During one concert, Zinn noticed an elderly man keeping time to the music by tapping on the armrest of his wheelchair. While packing up the stands and sound system after the gig, Zinn struck up a conversation with the man, and suddenly a nearby nurse began to yell, “He’s talking!”
The man, a Long Island physician, had been in an automobile accident, was in a coma for months, awoke with a loss of memory, and had been incommunicative for about a year, just sitting in his wheelchair all day staring at a blank wall. The ragtime beat of the music played by Zinn’s group somehow jolted him back to awareness. When Zinn was offered a reward, he said, “I’ve been already compensated by the smile on the face of the doctor in the wheelchair.”

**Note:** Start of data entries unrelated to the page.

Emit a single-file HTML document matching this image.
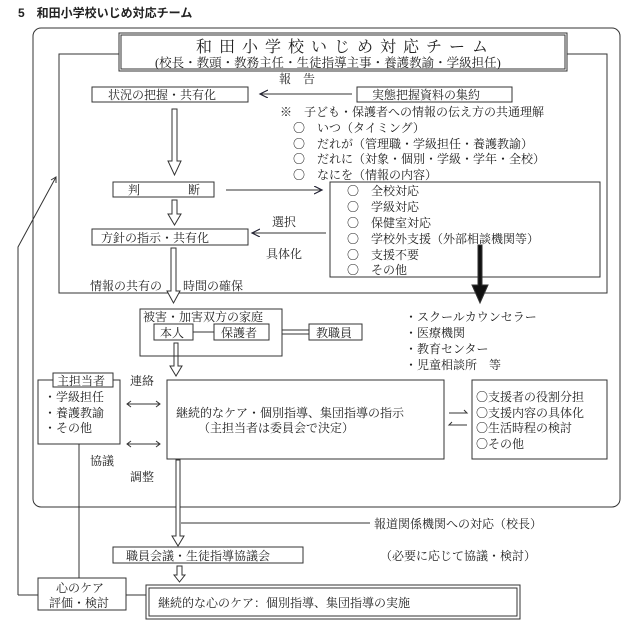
<!DOCTYPE html>
<html><head><meta charset="utf-8"><style>
html,body{margin:0;padding:0;background:#fff;width:640px;height:634px;overflow:hidden}
svg text{font-family:"Liberation Serif","Noto Serif CJK SC","Noto Sans CJK JP",serif;fill:#222;font-size:12px}
</style></head><body>
<svg width="640" height="634" viewBox="0 0 640 634" xmlns="http://www.w3.org/2000/svg">
<defs>
<marker id="ah" markerWidth="10" markerHeight="10" refX="8" refY="4" orient="auto" markerUnits="userSpaceOnUse"><path d="M0,0 L8,4 L0,8" fill="none" stroke="#223" stroke-width="1.2"/></marker>
</defs>
<text x="18" y="17" style="font-family:'Liberation Sans','Noto Sans CJK JP',sans-serif;font-weight:bold;font-size:12px">5　和田小学校いじめ対応チーム</text>
<g fill="none" stroke="#333" stroke-width="1">
<rect x="33" y="28" width="587" height="479" rx="8"/>
<rect x="59" y="54" width="548" height="239" fill="#fff"/>
<rect x="119" y="33" width="448" height="38" fill="#fff"/>
<rect x="121" y="35" width="444" height="34"/>
<rect x="92" y="87" width="156" height="15"/>
<rect x="357" y="87" width="155" height="15"/>
<line x1="352" y1="94" x2="260" y2="94" marker-end="url(#ah)"/>
<rect x="113" y="182" width="101" height="15"/>
<rect x="330" y="182" width="270" height="95"/>
<line x1="226" y1="190" x2="322" y2="190" marker-end="url(#ah)"/>
<rect x="92" y="229" width="156" height="16"/>
<line x1="326" y1="233" x2="252" y2="233" marker-end="url(#ah)"/>
<path d="M172,109 h5 v52 h4 l-6.5,14 l-6.5,-14 h4 z"/>
<path d="M172,200 h5 v14 h4 l-6.5,11 l-6.5,-11 h4 z"/>
<path d="M171,248 h5 v43 h4 l-6.5,12 l-6.5,-12 h4 z" fill="#fff"/>
<path d="M478,245 h4 v40 h6 l-8,18 l-8,-18 h6 z" fill="#111"/>
<rect x="140" y="309" width="142" height="47"/>
<rect x="154" y="324" width="39" height="16"/>
<rect x="214" y="324" width="55" height="16"/>
<line x1="193" y1="332" x2="214" y2="332"/>
<rect x="309" y="324" width="53" height="16"/>
<line x1="282" y1="330" x2="309" y2="330"/><line x1="282" y1="334" x2="309" y2="334"/>
<path d="M174,343 h4 v23 h4 l-6,10 l-6,-10 h4 z"/>
<rect x="38" y="380" width="82" height="64"/>
<rect x="53" y="373" width="60" height="14" fill="#fff"/>
<line x1="127" y1="404" x2="160" y2="404"/><path d="M131,401 l-4,3 l4,3 M156,401 l4,3 l-4,3"/>
<line x1="127" y1="444" x2="160" y2="444"/><path d="M131,441 l-4,3 l4,3 M156,441 l4,3 l-4,3"/>
<rect x="167" y="380" width="277" height="79"/>
<rect x="472" y="380" width="135" height="79"/>
<path d="M449,413 h18 l-3,-3 M467,425 h-18 l3,-3"/>
<line x1="79" y1="444" x2="79" y2="578"/>
<path d="M176,460 h4 v76 h4 l-6,10 l-6,-10 h4 z" fill="#fff"/>
<line x1="181" y1="523" x2="370" y2="523"/>
<rect x="113" y="547" width="190" height="16"/>
<path d="M177,566 h5 v9 h3 l-5.5,7 l-5.5,-7 h3 z"/>
<rect x="38" y="578" width="88" height="32"/>
<line x1="126" y1="595" x2="146" y2="595"/>
<rect x="146" y="585" width="374" height="34"/>
<rect x="149" y="588" width="368" height="28"/>
<path d="M18,595 H38 M18,595 V247 L56,177"/>
<path d="M51,180 l5,-3 l0,6"/>
</g>
<text x="196" y="52" style="font-size:16px;letter-spacing:7px">和田小学校いじめ対応チーム</text>
<text x="155" y="67" style="font-size:12.5px">(校長・教頭・教務主任・生徒指導主事・養護教諭・学級担任)</text>
<text x="279" y="83">報　告</text>
<text x="108" y="99">状況の把握・共有化</text>
<text x="372" y="99">実態把握資料の集約</text>
<text x="280" y="116">※　子ども・保護者への情報の伝え方の共通理解</text>
<text x="293" y="132">〇　いつ（タイミング）</text>
<text x="293" y="148">〇　だれが（管理職・学級担任・養護教諭）</text>
<text x="293" y="163">〇　だれに（対象・個別・学級・学年・全校）</text>
<text x="293" y="179">〇　なにを（情報の内容）</text>
<text x="128" y="194">判</text><text x="188" y="194">断</text>
<text x="347" y="195">〇　全校対応</text>
<text x="347" y="211">〇　学級対応</text>
<text x="347" y="227">〇　保健室対応</text>
<text x="347" y="243">〇　学校外支援（外部相談機関等）</text>
<text x="347" y="259">〇　支援不要</text>
<text x="347" y="274">〇　その他</text>
<text x="272" y="226">選択</text>
<text x="266" y="258">具体化</text>
<text x="101" y="242">方針の指示・共有化</text>
<text x="90" y="290">情報の共有の</text><text x="183" y="290">時間の確保</text>
<text x="143" y="321">被害・加害双方の家庭</text>
<text x="160" y="337">本人</text>
<text x="221" y="337">保護者</text>
<text x="316" y="337">教職員</text>
<text x="405" y="321">・スクールカウンセラー</text>
<text x="405" y="337">・医療機関</text>
<text x="405" y="353">・教育センター</text>
<text x="405" y="369">・児童相談所　等</text>
<text x="57" y="385">主担当者</text>
<text x="44" y="401">・学級担任</text>
<text x="44" y="417">・養護教諭</text>
<text x="44" y="432">・その他</text>
<text x="130" y="385">連絡</text>
<text x="90" y="465">協議</text>
<text x="130" y="481">調整</text>
<text x="176" y="417">継続的なケア・個別指導、集団指導の指示</text>
<text x="198" y="432">（主担当者は委員会で決定）</text>
<text x="476" y="401">〇支援者の役割分担</text>
<text x="476" y="417">〇支援内容の具体化</text>
<text x="476" y="432">〇生活時程の検討</text>
<text x="476" y="448">〇その他</text>
<text x="374" y="528">報道関係機関への対応（校長）</text>
<text x="126" y="560">職員会議・生徒指導協議会</text>
<text x="380" y="560">（必要に応じて協議・検討）</text>
<text x="56" y="592">心のケア</text>
<text x="49" y="607">評価・検討</text>
<text x="158" y="607">継続的な心のケア：個別指導、集団指導の実施</text>
</svg>
</body></html>
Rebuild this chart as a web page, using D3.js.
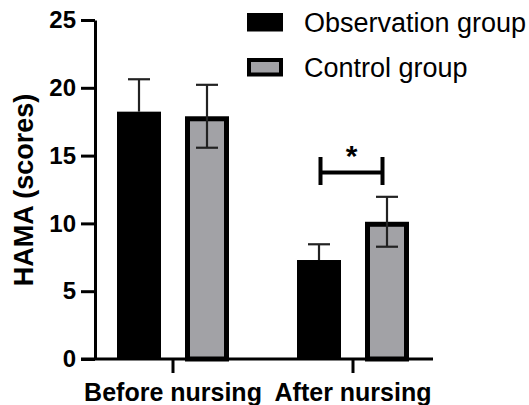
<!DOCTYPE html>
<html>
<head>
<meta charset="utf-8">
<script src="https://cdn.jsdelivr.net/npm/d3@7"></script>
<style>
  html, body { margin: 0; padding: 0; background: #fff; }
  svg { display: block; font-family: "Liberation Sans", Arial, sans-serif; }
</style>
</head>
<body>
<svg id="chart" width="529" height="405"></svg>
<script>
const categories = ["Before nursing", "After nursing"];
const seriesNames = ["Observation group", "Control group"];
const observationMeans = [18.24, 7.30];
const observationSD = [2.39, 1.16];
const controlMeans = [17.9, 10.12];
const controlSD = [2.32, 1.84];
const yTicks = [0, 5, 10, 15, 20, 25];
const yTitle = "HAMA (scores)";
const sigLabel = "*";

const colors = { "Observation group": "#000000", "Control group": "#a2a2a6" };

const data = [];
categories.forEach((c, i) => {
  data.push({ cat: c, series: seriesNames[0], mean: observationMeans[i], sd: observationSD[i] });
  data.push({ cat: c, series: seriesNames[1], mean: controlMeans[i], sd: controlSD[i] });
});

const svg = d3.select("#chart");

const y = d3.scaleLinear().domain([0, 25]).range([359, 20]);
const x0 = d3.scaleBand().domain(categories).range([83, 443]).padding(0);
const groupW = 112;
const x1 = d3.scaleBand().domain(seriesNames).range([0, groupW]).paddingInner(0.353).paddingOuter(0);
const barX = d => x0(d.cat) + (x0.bandwidth() - groupW) / 2 + x1(d.series);
const bw = x1.bandwidth();

// Bars
const borderW = 5;
svg.append("g").selectAll("rect").data(data).join("rect")
  .attr("x", d => d.series === "Control group" ? barX(d) + borderW / 2 : barX(d))
  .attr("y", d => d.series === "Control group" ? y(d.mean) + borderW / 2 : y(d.mean))
  .attr("width", d => d.series === "Control group" ? bw - borderW : bw)
  .attr("height", d => d.series === "Control group" ? y(0) - y(d.mean) - borderW / 2 : y(0) - y(d.mean))
  .attr("fill", d => colors[d.series])
  .attr("stroke", d => d.series === "Control group" ? "#000" : "none")
  .attr("stroke-width", borderW);

// Error bars
const capW = 22;
const eb = svg.append("g").attr("stroke", "#222").attr("stroke-width", 2.2);
data.forEach(d => {
  const cx = barX(d) + bw / 2;
  const isCtrl = d.series === "Control group";
  const yTop = y(d.mean + d.sd);
  const yBot = isCtrl ? y(d.mean - d.sd) : y(d.mean);
  eb.append("line").attr("x1", cx).attr("x2", cx).attr("y1", yTop).attr("y2", yBot);
  eb.append("line").attr("x1", cx - capW / 2).attr("x2", cx + capW / 2).attr("y1", yTop).attr("y2", yTop);
  if (isCtrl) {
    eb.append("line").attr("x1", cx - capW / 2).attr("x2", cx + capW / 2).attr("y1", yBot).attr("y2", yBot);
  }
});

// Y axis
const yAxis = d3.axisLeft(y).tickValues(yTicks).tickSize(14).tickPadding(5).tickSizeOuter(0);
const gy = svg.append("g").attr("transform", "translate(95,0)").call(yAxis);
gy.select(".domain").attr("stroke", "#000").attr("stroke-width", 3);
gy.selectAll(".tick line").attr("stroke", "#000").attr("stroke-width", 3);
gy.selectAll(".tick text").attr("fill", "#000").style("font-size", "24px").style("font-weight", "bold")
  .style("font-family", "'Liberation Sans', Arial, sans-serif");

// X axis
const xAxis = d3.axisBottom(x0).tickSize(14).tickPadding(10).tickSizeOuter(0);
const gx = svg.append("g").attr("transform", `translate(0,${y(0)})`).call(xAxis);
gx.select(".domain").remove();
gx.append("line").attr("x1", 81).attr("x2", 433).attr("y1", 0).attr("y2", 0)
  .attr("stroke", "#000").attr("stroke-width", 3);
gx.selectAll(".tick line").attr("stroke", "#000").attr("stroke-width", 3);
gx.selectAll(".tick text").attr("fill", "#000").style("font-size", "25px").style("font-weight", "bold")
  .style("font-family", "'Liberation Sans', Arial, sans-serif").attr("dy", "0.71em");

// Y title
svg.append("text")
  .attr("transform", "translate(33,190) rotate(-90)")
  .attr("text-anchor", "middle")
  .style("font-size", "27px").style("font-weight", "bold")
  .text(yTitle);

// Significance bracket
const obsAfter = data.find(d => d.cat === categories[1] && d.series === seriesNames[0]);
const ctrlAfter = data.find(d => d.cat === categories[1] && d.series === seriesNames[1]);
const bx1 = barX(obsAfter) + bw / 2 + 1.5;
const bx2 = barX(ctrlAfter) + bw / 2 - 4.5;
const by = 172.5;
const br = svg.append("g").attr("stroke", "#000").attr("stroke-width", 4);
br.append("line").attr("x1", bx1).attr("x2", bx2).attr("y1", by).attr("y2", by);
br.append("line").attr("x1", bx1).attr("x2", bx1).attr("y1", by - 15.5).attr("y2", by + 12.5);
br.append("line").attr("x1", bx2).attr("x2", bx2).attr("y1", by - 15.5).attr("y2", by + 12.5);
svg.append("text").attr("x", (bx1 + bx2) / 2).attr("y", 166).attr("text-anchor", "middle")
  .style("font-size", "30px").style("font-weight", "bold").text(sigLabel);

// Legend
const legend = svg.append("g");
seriesNames.forEach((s, i) => {
  const ly = 13 + i * 45;
  if (s === "Control group") {
    legend.append("rect").attr("x", 247 + 2).attr("y", ly + 2).attr("width", 36 - 4).attr("height", 18.5 - 4)
      .attr("fill", colors[s]).attr("stroke", "#000").attr("stroke-width", 4);
  } else {
    legend.append("rect").attr("x", 247).attr("y", ly).attr("width", 36).attr("height", 18.5)
      .attr("fill", colors[s]);
  }
  legend.append("text").attr("x", 304).attr("y", ly + 18.5).style("font-size", "27px").attr("fill", "#000").text(s);
});
</script>
</body>
</html>
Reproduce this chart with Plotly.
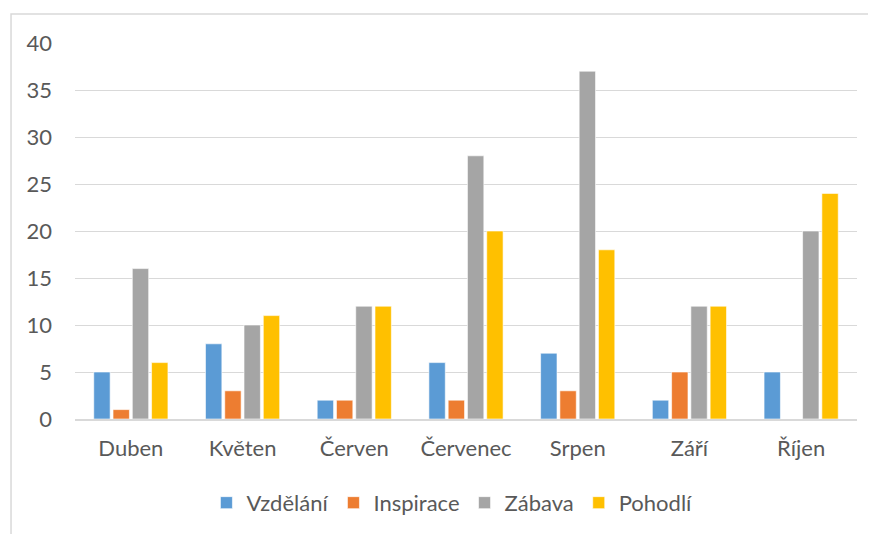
import plotly.graph_objects as go

months = ["Duben", "Květen", "Červen", "Červenec", "Srpen", "Září", "Říjen"]
series_names = ["Vzdělání", "Inspirace", "Zábava", "Pohodlí"]
vzdelani = [5, 8, 2, 6, 7, 2, 5]
inspirace = [1, 3, 2, 2, 3, 5, 0]
zabava = [16, 10, 12, 28, 37, 12, 20]
pohodli = [6, 11, 12, 20, 18, 12, 24]
colors = ["#5B9BD5", "#ED7D31", "#A5A5A5", "#FFC000"]
y_ticks = [0, 5, 10, 15, 20, 25, 30, 35, 40]

fig = go.Figure()
for name, vals, col in zip(series_names, [vzdelani, inspirace, zabava, pohodli], colors):
    fig.add_trace(go.Bar(x=months, y=vals, name=name,
                         marker=dict(color=col, line=dict(color="rgba(255,255,255,0.6)", width=1))))

font_family = "Lato, Open Sans, sans-serif"
txt = "#595959"
fig.update_layout(
    width=876, height=534,
    margin=dict(l=67, r=27, t=35, b=123),
    paper_bgcolor="white", plot_bgcolor="white",
    barmode="group", bargap=0.31, bargroupgap=0.15,
    font=dict(family=font_family, size=22, color=txt),
    showlegend=True,
    legend=dict(orientation="h", x=0.482, xanchor="center", y=-0.223, yanchor="middle",
                font=dict(size=22, color=txt), itemwidth=30, traceorder="normal"),
    xaxis=dict(showgrid=False, showline=True, linecolor="#D9D9D9", linewidth=1.5,
               ticks="", ticklabelstandoff=9, tickfont=dict(size=22, color=txt)),
    yaxis=dict(range=[0, 40], tickvals=y_ticks, showgrid=True, gridcolor="#D9D9D9", gridwidth=1,
               zeroline=False, showline=False, ticks="", ticklabelstandoff=22,
               tickfont=dict(size=22, color=txt)),
    shapes=[dict(type="rect", xref="paper", yref="paper",
                 x0=-0.0818, x1=1.05, y0=-0.4, y1=1.077,
                 line=dict(color="#D9D9D9", width=1.5), fillcolor="rgba(0,0,0,0)", layer="below")],
)

fig.write_html("out.html")
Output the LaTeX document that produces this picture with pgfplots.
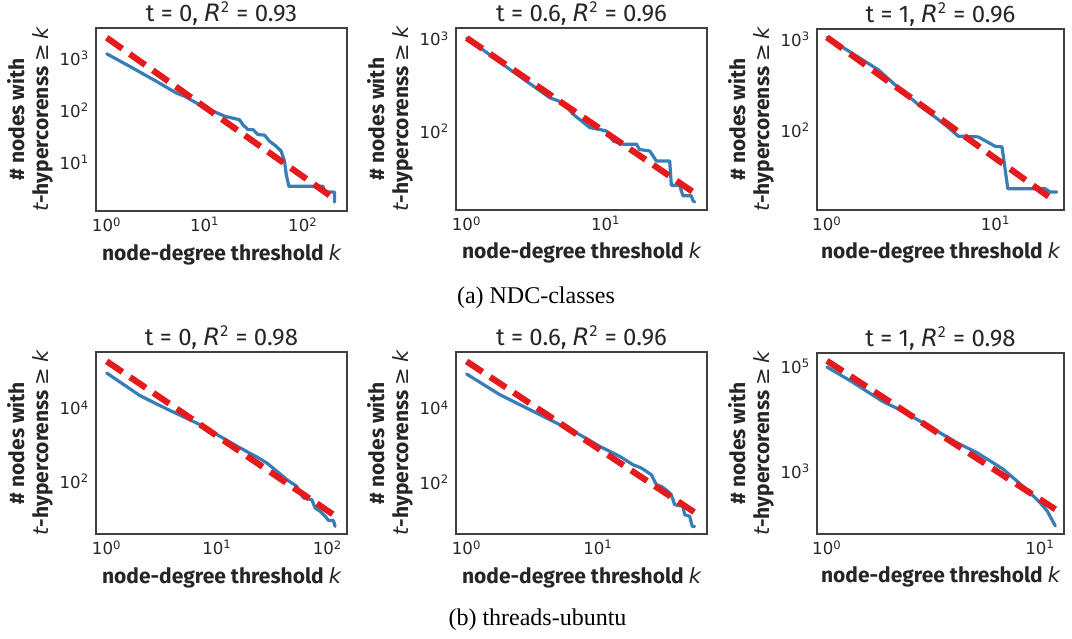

Art Baron told me that, when he was on the road with Duke Ellington, the pianos provided for Duke were usually good instruments. But once in a while the maestro would find himself at a piano with some severely questionable notes on it. Maybe a new string that hadn’t been retuned, or a pin that had slipped a bit. Art said that, instead of avoiding the dud notes, Duke would play around with them, building up a solo to a climax and then inserting a dreadful sounding note, while looking impishly at the band. He managed to turn a sad situation into entertainment for his musicians.
While visiting in Puerto Rico, trumpeter Mike Lewis heard a band playing in a hotel lobby, led by a flute player who Mike thought looked a lot like Dave Valentin. Mike took a seat at the bar to listen, and noticed that there was another flute player sitting next to him, waiting to sit in. Mike asked him if the band leader was Dave Valentin. “I don’t think so,” said the visiting flutist.
When the band took a break, the musicians came to the bar and greeted the visiting flutist with such respect and acclaim that Mike took a better look at him and said, “Oh, you are Dave Valentin!” To which Valentin replied, “No s__t!”
The late Les Paul was known in the music world as a brilliant guitarist, an electronics genius, a charming personality, and a crusty bandleader. When he had a steady Monday with his trio at Fat Tuesday’s, John Arbo was sent in to sub one night by Les’s regular bassist, Gary Mazzaroppi. John told me that, at the end of the first set, Les acknowledged the two musicians who supported him: “So let’s have a round of applause for the great Lou Pallo on rhythm guitar!” (Cheers and applause.) “…and let’s have a hand for our bass player. On bass, we have… uh, …we have… uh, ” (and still on the microphone,) “what the f___ did you say your name was again?”